Quarterback J.T. Barrett is the catalyst for coach Urban Meyer’s offense, as he’s passed for 2,698 yards and 32 touchdowns through 11 games. First-year coordinator Kevin Wilson has brought improvement to Ohio State’s offense through the air, and Barrett has grown more comfortable with the receiving corps as the year progressed. Parris Campbell (35) and K.J. Hill (49) have been the go-to targets for Barrett, but he’s got plenty of other options in the form of Johnnie Dixon (17), Binjimen Victor (23), Terry McLaurin (26) and Austin Mack (20).

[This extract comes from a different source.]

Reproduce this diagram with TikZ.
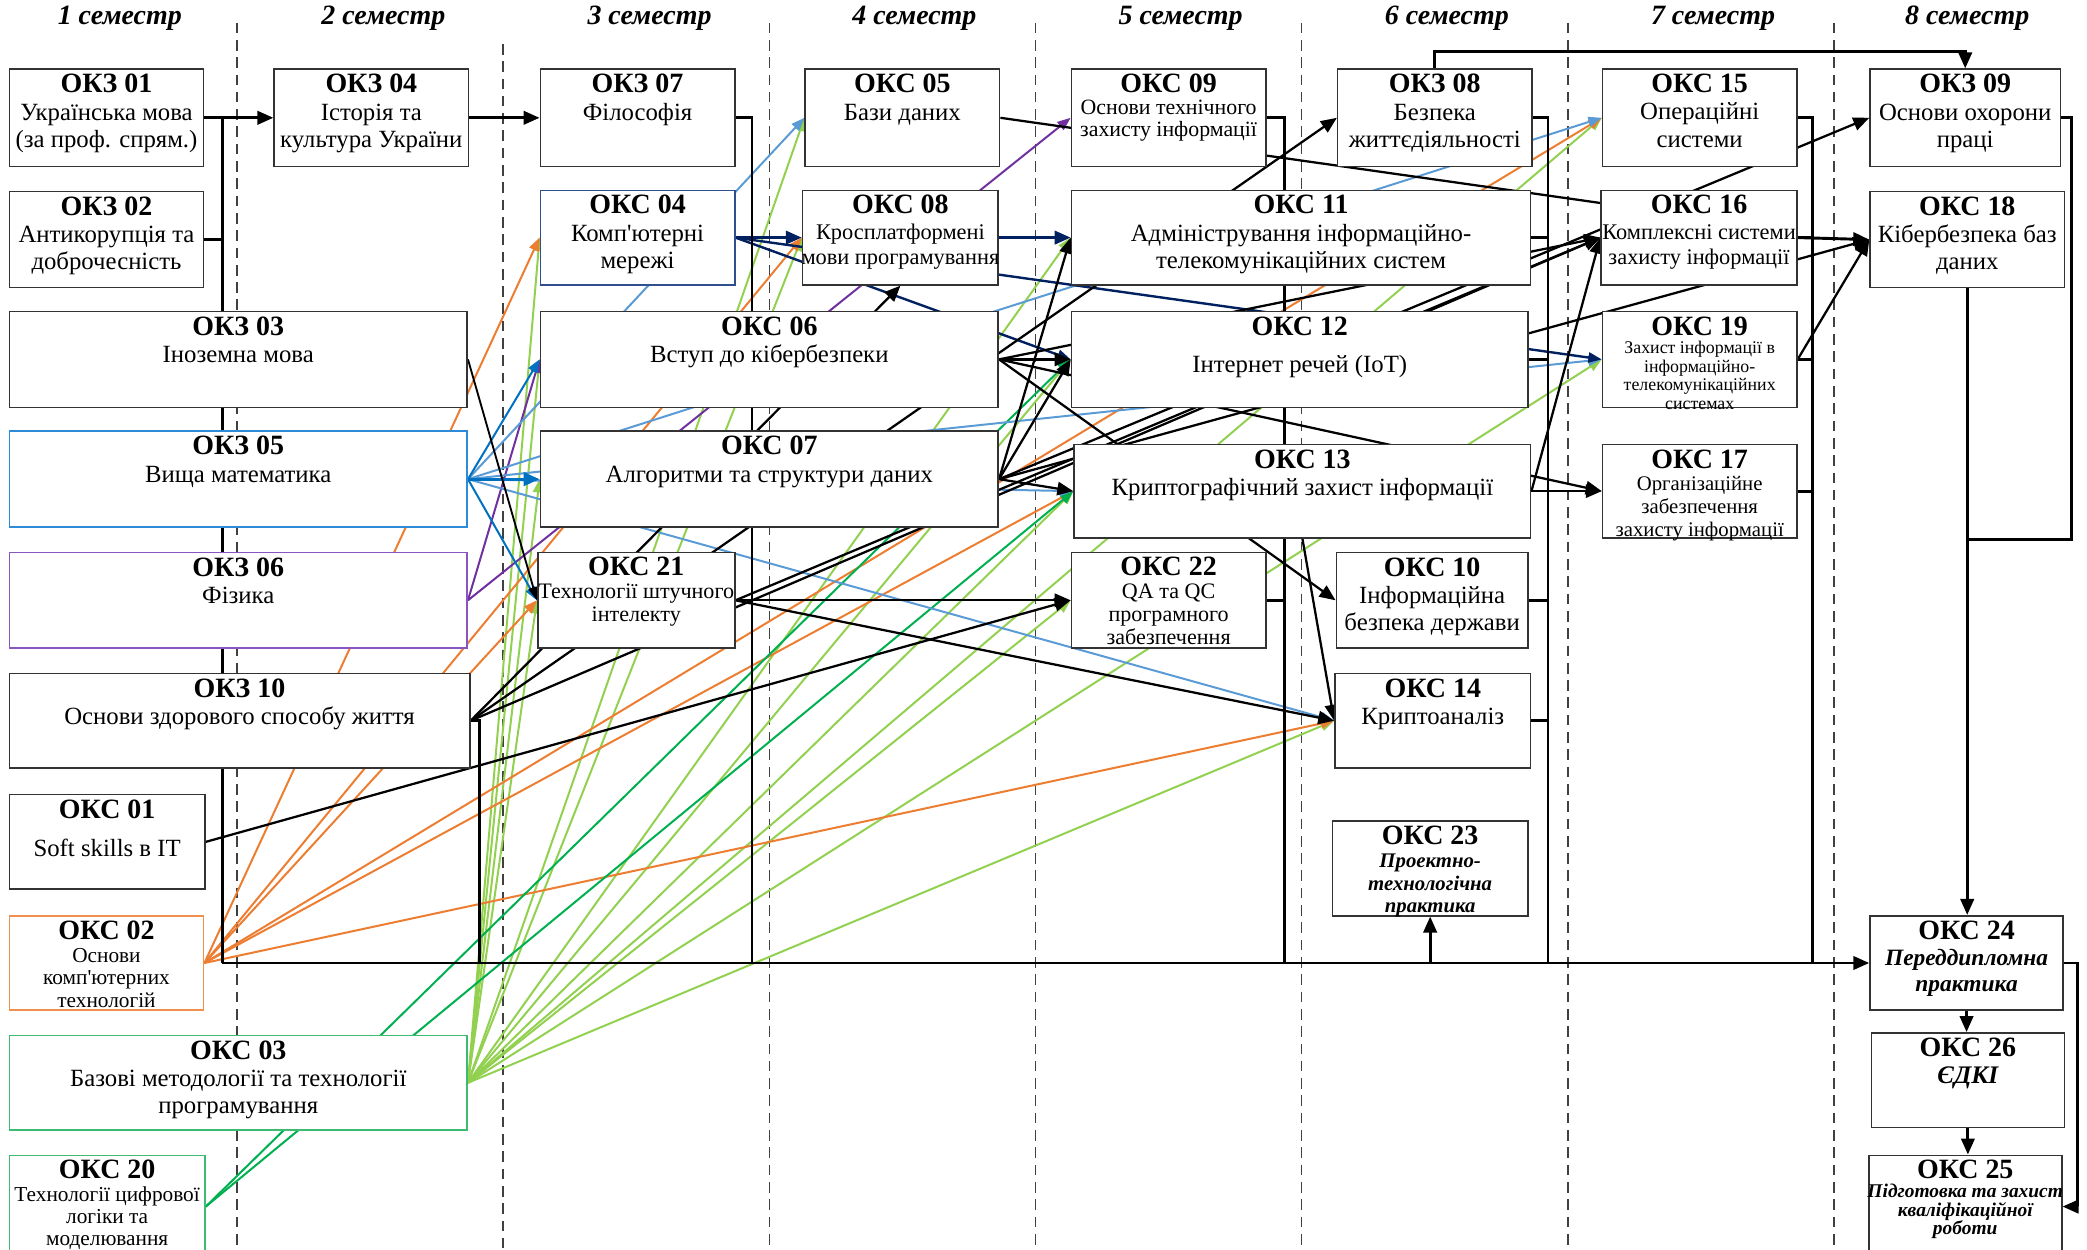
\documentclass[tikz,border=0pt]{standalone}
\usepackage{fontspec}
\setmainfont{Liberation Serif}[Ligatures=TeXOff]
\usetikzlibrary{arrows.meta,fit,backgrounds,calc}
\definecolor{orng}{HTML}{ED7D31}
\definecolor{lgrn}{HTML}{92D050}
\definecolor{dgrn}{HTML}{00B050}
\definecolor{lblu}{HTML}{5B9BD5}
\definecolor{blu}{HTML}{0070C0}
\definecolor{purp}{HTML}{7030A0}
\definecolor{navy}{HTML}{002060}
\definecolor{bbox}{HTML}{2E8BD8}
\definecolor{pbox}{HTML}{8A55C0}
\definecolor{nbox}{HTML}{2F4F8F}
\definecolor{obox}{HTML}{F0904F}
\definecolor{gbox}{HTML}{3DBB70}
\tikzset{
  box/.style={draw=black!80, line width=0.6pt, fill=white, inner sep=0pt},
  txt/.style={align=center, inner sep=0pt, yshift=-2pt, font=\fontsize{9.3}{10.2}\selectfont},
  sem/.style={font=\fontsize{10.5}{12}\selectfont\bfseries\itshape, inner sep=0pt},
  dsh/.style={black!75, line width=0.5pt, dash pattern=on 4pt off 2.5pt},
  bus/.style={line width=1.1pt, black},
  blk/.style={line width=0.85pt, black},
  col/.style={line width=0.75pt},
  ab/.style={-{Triangle[length=6pt,width=5pt]}},
  ac/.style={-{Triangle[length=5pt,width=3.8pt]}},
}
\newcommand\T[1]{{\fontsize{10.5}{10}\selectfont\bfseries\upshape #1}}
\newcommand\cb[6][]{%
  \node[box,#1,fit={#3 #4}] (#2) {};
  \node[txt,anchor=north,#5] (#2-t) at (#2.north) {#6};}
\begin{document}
\begin{tikzpicture}[x=0.5pt,y=-0.5pt]
\useasboundingbox (0,0) rectangle (1568,939);
% semester headers
\node[sem] (s1) at (90,14) {1 семестр};
\node[sem] (s2) at (288,14) {2 семестр};
\node[sem] (s3) at (488,14) {3 семестр};
\node[sem] (s4) at (687,14) {4 семестр};
\node[sem] (s5) at (887,14) {5 семестр};
\node[sem] (s6) at (1087,14) {6 семестр};
\node[sem] (s7) at (1287,14) {7 семестр};
\node[sem] (s8) at (1478,14) {8 семестр};
% column 1
\cb{okz01}{(7,52)}{(153,125)}{}{\T{ОКЗ 01}\\Українська мова\\(за проф. спрям.)}
\cb{okz02}{(7,144)}{(153,216)}{}{\T{ОКЗ 02}\\Антикорупція та\\доброчесність}
\cb{okz03}{(7,234)}{(351,306)}{}{\T{ОКЗ 03}\\Іноземна мова}
\cb[draw=bbox]{okz05}{(7,324)}{(351,396)}{}{\T{ОКЗ 05}\\Вища математика}
\cb[draw=pbox]{okz06}{(7,415)}{(351,487)}{}{\T{ОКЗ 06}\\Фізика}
\cb{okz10}{(7,506)}{(353,577)}{}{\T{ОКЗ 10}\\Основи здорового способу життя}
\cb{okc01}{(7,597)}{(154,668)}{}{\T{ОКС 01}\\[4pt]Soft skills в IT}
\cb[draw=obox]{okc02}{(7,688)}{(153,759)}{font=\fontsize{8}{8.5}\selectfont}{\T{ОКС 02}\\Основи\\комп'ютерних\\технологій}
\cb[draw=gbox]{okc03}{(7,778)}{(351,849)}{}{\T{ОКС 03}\\Базові методології та технології\\програмування}
\cb[draw=gbox]{okc20}{(7,868)}{(154,945)}{font=\fontsize{8}{8.3}\selectfont}{\T{ОКС 20}\\Технології цифрової\\логіки та\\моделювання}
% column 2-3
\cb{okz04}{(206,52)}{(352,125)}{}{\T{ОКЗ 04}\\Історія та\\культура України}
\cb{okz07}{(406,52)}{(552,125)}{}{\T{ОКЗ 07}\\Філософія}
\cb[draw=nbox]{okc04}{(406,143)}{(552,214)}{}{\T{ОКС 04}\\Комп'ютерні\\мережі}
\cb{okc06}{(406,234)}{(750,306)}{}{\T{ОКС 06}\\Вступ до кібербезпеки}
\cb{okc07}{(406,324)}{(750,396)}{}{\T{ОКС 07}\\Алгоритми та структури даних}
\cb{okc21}{(404,415)}{(552,487)}{font=\fontsize{8.3}{8.6}\selectfont}{\T{ОКС 21}\\Технології штучного\\інтелекту}
% column 4-5
\cb{okc05}{(605,52)}{(751,125)}{}{\T{ОКС 05}\\Бази даних}
\cb{okc08}{(603,143)}{(750,214)}{font=\fontsize{8.4}{9.5}\selectfont}{\T{ОКС 08}\\Кросплатформені\\мови програмування}
\cb{okc09}{(805,52)}{(951,125)}{font=\fontsize{8.2}{8.2}\selectfont}{\T{ОКС 09}\\Основи технічного\\захисту інформації}
\cb{okc11}{(805,143)}{(1150,214)}{}{\T{ОКС 11}\\Адміністрування інформаційно-\\телекомунікаційних систем}
\cb{okc12}{(805,234)}{(1148,306)}{}{\T{ОКС 12}\\[4pt]Інтернет речей (IoT)}
\cb{okc13}{(807,334)}{(1150,404)}{}{\T{ОКС 13}\\Криптографічний захист інформації}
\cb{okc22}{(805,415)}{(951,487)}{font=\fontsize{8.3}{8.6}\selectfont}{\T{ОКС 22}\\QA та QC\\програмного\\забезпечення}
% column 6
\cb{okz08}{(1005,52)}{(1151,125)}{}{\T{ОКЗ 08}\\Безпека\\життєдіяльності}
\cb{okc10}{(1004,415)}{(1148,487)}{}{\T{ОКС 10}\\Інформаційна\\безпека держави}
\cb{okc14}{(1003,506)}{(1150,577)}{}{\T{ОКС 14}\\Криптоаналіз}
\cb{okc23}{(1001,617)}{(1148,688)}{font=\fontsize{7.8}{8.5}\selectfont\bfseries\itshape}{\T{ОКС 23}\\Проектно-\\технологічна\\практика}
% column 7
\cb{okc15}{(1204,52)}{(1350,125)}{}{\T{ОКС 15}\\Операційні\\системи}
\cb{okc16}{(1203,143)}{(1350,214)}{font=\fontsize{8.4}{9.5}\selectfont}{\T{ОКС 16}\\Комплексні системи\\захисту інформації}
\cb{okc19}{(1204,234)}{(1350,306)}{font=\fontsize{6.7}{7}\selectfont}{\T{ОКС 19}\\Захист інформації в\\інформаційно-\\телекомунікаційних\\системах}
\cb{okc17}{(1204,334)}{(1350,404)}{font=\fontsize{7.8}{8.5}\selectfont}{\T{ОКС 17}\\Організаційне\\забезпечення\\захисту інформації}
% column 8
\cb{okz09}{(1405,52)}{(1548,125)}{}{\T{ОКЗ 09}\\Основи охорони\\праці}
\cb{okc18}{(1405,144)}{(1551,216)}{}{\T{ОКС 18}\\Кібербезпека баз\\даних}
\cb{okc24}{(1405,688)}{(1550,759)}{font=\fontsize{8.8}{9.8}\selectfont\bfseries\itshape}{\T{ОКС 24}\\Переддипломна\\практика}
\cb{okc26}{(1406,776)}{(1551,847)}{font=\fontsize{9.5}{10}\selectfont\bfseries\itshape}{\T{ОКС 26}\\ЄДКІ}
\cb{okc25}{(1404,868)}{(1549,945)}{font=\fontsize{7.3}{7}\selectfont\bfseries\itshape}{\T{ОКС 25}\\Підготовка та захист\\кваліфікаційної\\роботи}
% bus coordinates
\coordinate (v1t) at (167,88.5);
\coordinate (v1) at (167,723.5);
\coordinate (v2) at (360,723.5);
\coordinate (v3) at (565,723.5);
\coordinate (v5) at (965,723.5);
\coordinate (v6) at (1163,723.5);
\coordinate (v7) at (1362,723.5);
\coordinate (r1) at (1556,405);
\begin{pgfonlayer}{background}
\foreach \x/\y in {178/17,378/33,578/17,778/17,978/17,1178/17,1378/17}
  \draw[dsh] (\x,\y) -- (\x,939);
% coloured connectors
\foreach \t in {okc04,okc06,okc07,okc21,okc05,okc08,okc11,okc12,okc13,okc22,okc14,okc15,okc19}
  \draw[col,lgrn,ac] (okc03.east) -- (\t.west);
\foreach \t in {okc04,okc08,okc21,okc13,okc14,okc15}
  \draw[col,orng,ac] (okc02.east) -- (\t.west);
\foreach \t in {okc12,okc13}
  \draw[col,dgrn,ac] (okc20.east) -- (\t.west);
\foreach \t in {okc06,okc09}
  \draw[col,purp,ac] (okz06.east) -- (\t.west);
\foreach \t in {okc05,okc15,okc19,okc13,okc14}
  \draw[col,lblu,ac] (okz05.east) -- (\t.west);
\foreach \t in {okc06,okc21}
  \draw[col,blu,ac] (okz05.east) -- (\t.west);
\draw[blu,line width=1.2pt,ab] (okz05.east) -- (okc07.west);
\draw[navy,line width=1.1pt,ab] (okc04.east) -- (okc08.west);
\draw[navy,line width=1.1pt,ab] (okc08.east) -- (okc11.west);
\foreach \t in {okc12,okc19}
  \draw[navy,line width=0.9pt,ac] (okc04.east) -- (\t.west);
% black connectors
\draw[black,line width=0.7pt,ac] (okz03.east) -- (okc21.west);
\draw[blk,ab] (okc01.east) -- (okc22.west);
\draw[blk,ab] (okz10.east) -- (okz08.west);
\draw[blk,ab] (okz10.east) -- (okc16.west);
\draw[blk,ab] (okz10.east) -- (okc08.south);
\draw[blk,ab] (okc21.east) -- (okc22.west);
\draw[blk,ab] (okc21.east) -- (okc14.west);
\draw[blk,ab] (okc21.east) -- (okc16.west);
\draw[blk,ab] (okc06.east) -- (okc12.west);
\draw[blk,ab] (okc06.east) -- (okc16.west);
\draw[blk,ab] (okc06.east) -- (okc10.west);
\draw[blk,ab] (okc06.east) -- (okc17.west);
\draw[blk,ab] (okc07.east) -- (okc11.west);
\draw[blk,ab] (okc07.east) -- (okc12.west);
\draw[blk,ab] (okc07.east) -- (okc13.west);
\draw[blk,ab] (okc07.east) -- (okc18.west);
\draw[blk,ab] (okc07.east) -- (okz09.west);
\draw[blk,ab] (okc13.east) -- (okc16.west);
\draw[blk,ab] (okc13.east) -- (okc17.west);
\draw[blk,ab] (okc13.south) -- (okc14.west);
\draw[bus,ab] (okc16.east) -- (okc18.west);
\draw[blk,ab] (okc19.east) -- (okc18.west);
\draw[blk] (okc05.east) -- ([yshift=13pt]okc16.west);
% bus lines
\draw[bus,ab] (okz01.east) -- (okz04.west);
\draw[bus] (v1t) -- (v1);
\draw[bus] (okz02.east) -- (okz02.east -| v1);
\draw[bus,ab] (v1) -- (okc24.west);
\draw[bus,ab] (okz04.east) -- (okz07.west);
\draw[bus] (okz07.east) -| (v3);
\draw[bus] (okz10.east) -| (v2);
\draw[bus] (okc09.east) -| (v5);
\draw[bus] (okc22.east) -- (okc22.east -| v5);
\draw[bus] (okz08.east) -| (v6);
\foreach \s in {okc11,okc12,okc10,okc14}
  \draw[bus] (\s.east) -- (\s.east -| v6);
\draw[bus] (okc15.east) -| (v7);
\foreach \s in {okc16,okc19,okc17}
  \draw[bus] (\s.east) -- (\s.east -| v7);
\draw[bus,ab] (okz08.north) -- ++(0,-13) -| (okz09.north);
\draw[bus,ab] (okc18.south) -- (okc18.south |- okc24.north);
\draw[bus] (okz09.east) -| (r1) -- (r1 -| okc18.south);
\draw[bus,ab] (okc24.south) -- (okc24.south |- okc26.north);
\draw[bus,ab] (okc26.south) -- (okc26.south |- okc25.north);
\draw[bus,ab] (okc24.east) -- ++(10,0) |- (okc25.east);
\draw[bus,ab] (okc23.south |- v1) -- (okc23.south);
\end{pgfonlayer}
\end{tikzpicture}
\end{document}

While the passing game has improved with Wilson calling the plays, the run game is still the primary mode of attack. The Buckeyes average 252.6 rushing yards per game, which is the best among teams in the Big Ten. True freshman J.K. Dobbins leads the way with 1,089 yards, Barrett is second on the team with 605 yards, and Mike Weber is third with 545 yards on 80 carries. Just how important is the ground game to Ohio State’s victory hopes? In each of the last four seasons, the Buckeyes failed to rush for more than 170 yards in every loss. Establishing the run with Dobbins, Weber and Barrett would allow Ohio State to open up the offense and attack downfield. However…
The unquestioned strength of Michigan’s defense is with its front seven. Tackle Maurice Hurst has collected 13.5 tackles for a loss in 2017 and is poised to earn first-team All-America honors this December. Hurst isn’t the only standout for coordinator Don Brown up front. Ends Chase Winovich (16 TFL) and Rashan Gary (8.5 TFL) are a force off the edge. At linebacker, Khaleke Hudson (15.5 TFL) joins Mike McCray and Devin Bush as playmakers around the line of scrimmage.
Expect Michigan to focus on taking away the run and force Ohio State’s receivers to win one-on-one battles downfield.
Michigan has nothing to lose in this matchup. With a Big Ten title out of the picture and nothing but bowl positioning at stake, Harbaugh should empty the bag (or play sheet) and throw everything at Ohio State. The uncertainty of the quarterback situation for Ann Arbor adds another wrinkle that the Buckeyes will have to plan for. While the homefield advantage and nothing to lose factor favors Michigan, Urban Meyer simply doesn’t lose to the Wolverines. He’s 5-0 against the Wolverines and shouldn’t have a hard time adding extra motivation with a playoff bid still a possibility. Michigan’s defense will win some battles, but Barrett, Dobbins and the Ohio State defense will be too much for Harbaugh’s team to overcome with the issues on offense.